# "Modern" Jiu Jitsu?



## Mr. President (Jan 3, 2014)

Taking a traditional martial art and giving it a contemporary spin is nothing new, but I'm not sure about this one. Dennis Hannover is a Jiu Jitsu instructor that has a huge school in California as well as other places around the world. 

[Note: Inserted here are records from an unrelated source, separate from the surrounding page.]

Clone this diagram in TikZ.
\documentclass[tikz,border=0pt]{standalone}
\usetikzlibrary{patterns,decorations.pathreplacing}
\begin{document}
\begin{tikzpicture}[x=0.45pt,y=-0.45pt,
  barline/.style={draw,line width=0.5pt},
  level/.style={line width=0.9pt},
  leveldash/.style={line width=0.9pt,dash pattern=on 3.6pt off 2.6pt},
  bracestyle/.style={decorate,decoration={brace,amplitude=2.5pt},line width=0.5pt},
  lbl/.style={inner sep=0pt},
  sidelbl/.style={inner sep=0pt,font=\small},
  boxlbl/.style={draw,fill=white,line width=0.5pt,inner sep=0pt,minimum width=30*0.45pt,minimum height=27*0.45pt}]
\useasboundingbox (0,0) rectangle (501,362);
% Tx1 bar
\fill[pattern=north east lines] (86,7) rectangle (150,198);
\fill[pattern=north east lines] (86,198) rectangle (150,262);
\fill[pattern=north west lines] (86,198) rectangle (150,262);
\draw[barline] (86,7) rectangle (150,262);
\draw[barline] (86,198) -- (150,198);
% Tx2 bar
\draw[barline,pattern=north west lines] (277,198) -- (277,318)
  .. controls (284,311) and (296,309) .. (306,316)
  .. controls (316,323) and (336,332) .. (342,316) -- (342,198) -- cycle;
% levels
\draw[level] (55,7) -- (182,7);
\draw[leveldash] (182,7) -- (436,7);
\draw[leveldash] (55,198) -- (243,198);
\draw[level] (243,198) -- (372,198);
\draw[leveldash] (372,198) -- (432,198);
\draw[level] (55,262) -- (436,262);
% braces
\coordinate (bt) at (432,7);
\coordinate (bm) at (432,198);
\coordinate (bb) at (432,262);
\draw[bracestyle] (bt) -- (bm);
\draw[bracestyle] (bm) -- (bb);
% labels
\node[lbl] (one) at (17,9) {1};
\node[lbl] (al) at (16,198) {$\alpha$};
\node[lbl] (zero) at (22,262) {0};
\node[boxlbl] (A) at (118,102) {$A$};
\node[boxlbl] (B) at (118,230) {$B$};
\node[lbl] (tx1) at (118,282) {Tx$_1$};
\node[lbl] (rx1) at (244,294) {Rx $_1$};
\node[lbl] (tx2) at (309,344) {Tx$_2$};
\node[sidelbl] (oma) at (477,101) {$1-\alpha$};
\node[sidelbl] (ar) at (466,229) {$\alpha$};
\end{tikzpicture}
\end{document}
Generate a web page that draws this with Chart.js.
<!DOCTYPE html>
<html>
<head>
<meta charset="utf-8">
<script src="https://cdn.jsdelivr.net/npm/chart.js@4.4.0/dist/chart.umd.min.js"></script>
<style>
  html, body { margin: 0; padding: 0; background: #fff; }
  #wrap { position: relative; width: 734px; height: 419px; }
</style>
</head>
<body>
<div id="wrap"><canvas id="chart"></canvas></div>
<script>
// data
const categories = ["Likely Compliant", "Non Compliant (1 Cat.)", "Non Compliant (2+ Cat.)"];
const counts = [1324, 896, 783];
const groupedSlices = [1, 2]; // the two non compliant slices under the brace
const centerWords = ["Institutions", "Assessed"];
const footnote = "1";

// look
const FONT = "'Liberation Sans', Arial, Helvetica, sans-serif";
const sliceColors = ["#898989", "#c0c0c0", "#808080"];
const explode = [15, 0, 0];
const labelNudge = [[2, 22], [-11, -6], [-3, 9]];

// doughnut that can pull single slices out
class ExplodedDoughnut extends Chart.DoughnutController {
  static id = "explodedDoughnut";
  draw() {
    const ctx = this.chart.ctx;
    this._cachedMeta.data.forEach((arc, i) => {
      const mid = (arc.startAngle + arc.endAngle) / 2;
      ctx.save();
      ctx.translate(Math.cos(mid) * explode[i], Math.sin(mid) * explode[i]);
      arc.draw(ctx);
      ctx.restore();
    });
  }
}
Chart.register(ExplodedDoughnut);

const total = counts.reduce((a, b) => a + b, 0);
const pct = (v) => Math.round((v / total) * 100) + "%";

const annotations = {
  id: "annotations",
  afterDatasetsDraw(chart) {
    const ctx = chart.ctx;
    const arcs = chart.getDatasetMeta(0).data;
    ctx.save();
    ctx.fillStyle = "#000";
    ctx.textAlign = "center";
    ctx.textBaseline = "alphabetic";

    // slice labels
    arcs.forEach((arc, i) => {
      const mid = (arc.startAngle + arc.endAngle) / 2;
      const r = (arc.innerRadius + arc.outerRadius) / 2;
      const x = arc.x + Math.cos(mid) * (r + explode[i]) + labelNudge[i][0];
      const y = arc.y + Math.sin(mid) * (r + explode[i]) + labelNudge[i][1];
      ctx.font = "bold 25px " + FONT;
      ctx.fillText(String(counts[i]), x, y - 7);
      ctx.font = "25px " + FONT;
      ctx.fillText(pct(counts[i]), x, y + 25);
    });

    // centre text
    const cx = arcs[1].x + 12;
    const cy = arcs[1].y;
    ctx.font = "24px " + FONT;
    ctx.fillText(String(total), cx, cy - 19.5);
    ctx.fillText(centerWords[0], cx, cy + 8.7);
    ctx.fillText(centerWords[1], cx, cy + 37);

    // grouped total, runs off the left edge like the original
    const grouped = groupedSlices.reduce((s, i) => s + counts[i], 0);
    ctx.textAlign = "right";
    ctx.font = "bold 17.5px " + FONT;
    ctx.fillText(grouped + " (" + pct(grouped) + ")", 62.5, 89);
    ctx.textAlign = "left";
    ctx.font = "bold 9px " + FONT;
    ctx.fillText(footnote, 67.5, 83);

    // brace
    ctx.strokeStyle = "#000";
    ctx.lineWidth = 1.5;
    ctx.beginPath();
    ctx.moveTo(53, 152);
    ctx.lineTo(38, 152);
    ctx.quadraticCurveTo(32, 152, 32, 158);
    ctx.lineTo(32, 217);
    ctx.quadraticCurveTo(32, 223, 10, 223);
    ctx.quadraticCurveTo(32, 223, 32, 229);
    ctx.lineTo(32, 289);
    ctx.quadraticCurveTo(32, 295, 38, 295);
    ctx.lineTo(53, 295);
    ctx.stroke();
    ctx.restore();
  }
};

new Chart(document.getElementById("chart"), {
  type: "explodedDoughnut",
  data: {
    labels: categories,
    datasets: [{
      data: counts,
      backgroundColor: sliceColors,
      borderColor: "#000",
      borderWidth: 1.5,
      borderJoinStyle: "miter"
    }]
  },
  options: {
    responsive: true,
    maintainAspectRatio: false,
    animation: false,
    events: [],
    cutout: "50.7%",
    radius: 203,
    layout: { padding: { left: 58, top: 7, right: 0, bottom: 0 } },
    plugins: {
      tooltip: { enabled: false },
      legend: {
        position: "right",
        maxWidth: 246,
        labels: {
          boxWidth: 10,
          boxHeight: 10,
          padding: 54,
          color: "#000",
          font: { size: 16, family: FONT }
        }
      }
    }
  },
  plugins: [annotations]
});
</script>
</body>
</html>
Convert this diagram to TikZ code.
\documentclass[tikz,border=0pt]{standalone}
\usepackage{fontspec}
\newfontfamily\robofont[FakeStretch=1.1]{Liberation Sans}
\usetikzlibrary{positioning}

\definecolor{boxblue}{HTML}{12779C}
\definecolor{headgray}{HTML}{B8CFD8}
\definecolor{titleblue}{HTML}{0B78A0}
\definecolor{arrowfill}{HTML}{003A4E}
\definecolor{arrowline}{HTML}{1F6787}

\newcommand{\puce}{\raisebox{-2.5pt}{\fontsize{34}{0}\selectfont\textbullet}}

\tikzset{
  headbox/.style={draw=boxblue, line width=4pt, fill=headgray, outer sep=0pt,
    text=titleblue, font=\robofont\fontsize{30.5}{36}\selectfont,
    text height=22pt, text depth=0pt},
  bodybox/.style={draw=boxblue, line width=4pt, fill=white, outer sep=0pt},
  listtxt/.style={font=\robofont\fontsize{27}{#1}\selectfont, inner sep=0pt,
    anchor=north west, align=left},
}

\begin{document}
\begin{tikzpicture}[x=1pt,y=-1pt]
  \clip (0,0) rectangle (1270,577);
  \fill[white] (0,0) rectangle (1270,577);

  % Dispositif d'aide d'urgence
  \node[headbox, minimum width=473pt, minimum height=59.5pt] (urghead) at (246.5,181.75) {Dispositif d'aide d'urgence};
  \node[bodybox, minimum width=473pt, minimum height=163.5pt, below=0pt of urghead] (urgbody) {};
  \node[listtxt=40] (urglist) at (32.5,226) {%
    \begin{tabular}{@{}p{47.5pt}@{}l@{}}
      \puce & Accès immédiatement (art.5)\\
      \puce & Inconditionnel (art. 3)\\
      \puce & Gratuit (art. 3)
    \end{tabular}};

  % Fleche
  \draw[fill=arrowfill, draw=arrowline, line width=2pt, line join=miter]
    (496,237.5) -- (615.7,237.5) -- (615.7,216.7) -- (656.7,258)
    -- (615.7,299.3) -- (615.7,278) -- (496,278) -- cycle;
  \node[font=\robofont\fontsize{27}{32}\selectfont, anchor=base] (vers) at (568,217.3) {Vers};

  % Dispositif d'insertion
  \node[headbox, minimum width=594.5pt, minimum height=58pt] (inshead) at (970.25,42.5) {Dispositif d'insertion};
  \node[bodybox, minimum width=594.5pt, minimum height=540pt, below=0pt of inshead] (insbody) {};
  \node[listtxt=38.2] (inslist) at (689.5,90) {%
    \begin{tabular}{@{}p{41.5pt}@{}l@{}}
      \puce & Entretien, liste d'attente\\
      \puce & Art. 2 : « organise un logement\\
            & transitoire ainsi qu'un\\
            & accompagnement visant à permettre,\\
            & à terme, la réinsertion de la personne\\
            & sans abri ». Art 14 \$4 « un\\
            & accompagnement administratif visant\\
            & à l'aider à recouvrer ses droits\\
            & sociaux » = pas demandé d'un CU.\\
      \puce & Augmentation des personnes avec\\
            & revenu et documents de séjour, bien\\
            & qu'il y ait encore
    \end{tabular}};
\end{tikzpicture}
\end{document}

http://www.dsjj-usa.com/index.php?con=home

He calls it "survival" jiu jitsu, but isn't it the same as saying "combat Hapkido" as opposed to just "Hapkido"? Anyway, he emphasizes that his curriculum is about actual survival, real life situations, and that his brand of Jiu Jitsu involves moves from Karate, Judo and Krav Maga.

What do you think? Legit?


----------



## frank raud (Jan 3, 2014)

Legit? Why not? He openly admits his credentials, are you questioning them?


----------



## Tony Dismukes (Jan 3, 2014)

Depends on what you mean by "legit." It's a modern eclectic art and they state as much up front.  I watched the videos.  I have problems with some of the techniques demonstrated, but the practitioners seem to have reasonable skill at what they are doing.


----------



## K-man (Jan 3, 2014)

Seems fine to me. I would say in reality it is sounds like rebadged Krav Maga with trimmings.
:asian:


----------



## Chris Parker (Jan 4, 2014)

Mr. President said:


> Taking a traditional martial art and giving it a contemporary spin is nothing new, but I'm not sure about this one. Dennis Hannover is a Jiu Jitsu instructor that has a huge school in California as well as other places around the world.
> 
> http://www.dsjj-usa.com/index.php?con=home
> 
> ...



It is what it is, and it is what it claims to be. It's a new system, developed by Dennis Hannovar, and he can call it what he wants (not sure that I'd agree with calling it Jujutsu, but that's me). I agree with Tony that there are a few things I'm less-than-enthralled with, but that's it.



K-man said:


> Seems fine to me. I would say in reality it is sounds like rebadged Krav Maga with trimmings.
> :asian:



Yeah, to a fair degree. Dennis was actually featured on the Krav Maga episode of Human Weapon, after all....


----------